Years ago I bit my tongue and tried to stay polite, and not interrupt these people from telling me their stories because I know they were doing it out of the goodness of their heart OR they really felt the need to express their feelings about cancer. And I am still very polite to people like this. But over the years I’ve thought about it and wondered how I would feel if I did have cancer, and had to listen to these people. Maybe I would be out to dinner trying NOT to think about cancer and then they would come by and remind me about it.

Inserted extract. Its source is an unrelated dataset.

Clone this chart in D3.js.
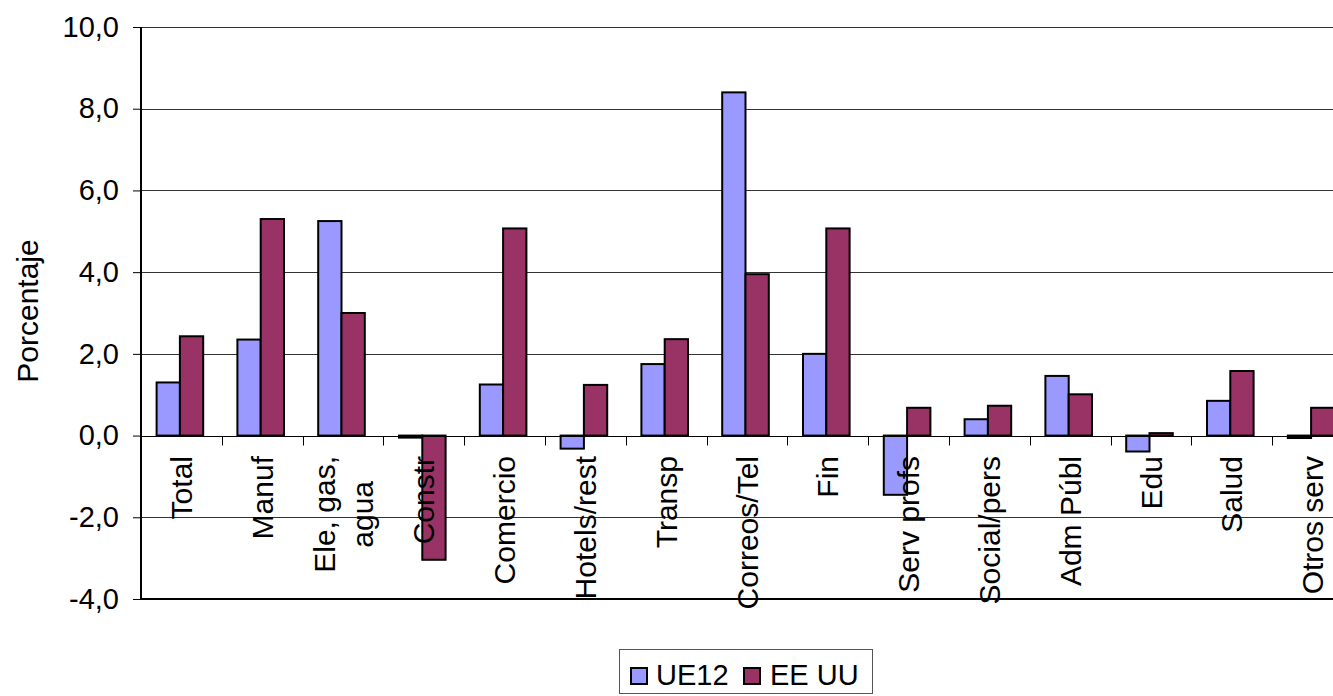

It is amazing to me how many people are so unafraid to approach a complete stranger and talk to them about such personal things. I could never do it! It’s one thing if you like my glasses, but its another to make an assumption about my health, based on my looks and then approach with questions or a statement.

‘Tis a crazy world!


2004-2005

Alopecia Series I + II

I.
In college I wore a wig to hide my Alopecia. I slowly started taking self portraits (not like smartphone selfies today) rather, shooting with a film SLR manual camera. Using my dress, manner,  makeup and setting, I snapped portraits to make statements about female stereotypes. Little did I know how much I would learn from the process. I had no idea how photography would change my life.

II.
After my self portraits, I really wanted to turn the camera away from me. Next, I studied my wigs. I threw them on tables and unwrapped the wig which were packaged with pretty paper. I watched them take on a life of their own. They were monsters to me at that point. They were the keeper of my secrets and my fears. I look back on the photos and recall some of my peers saying the photographs scared them because the wigs took on such lifelike quality.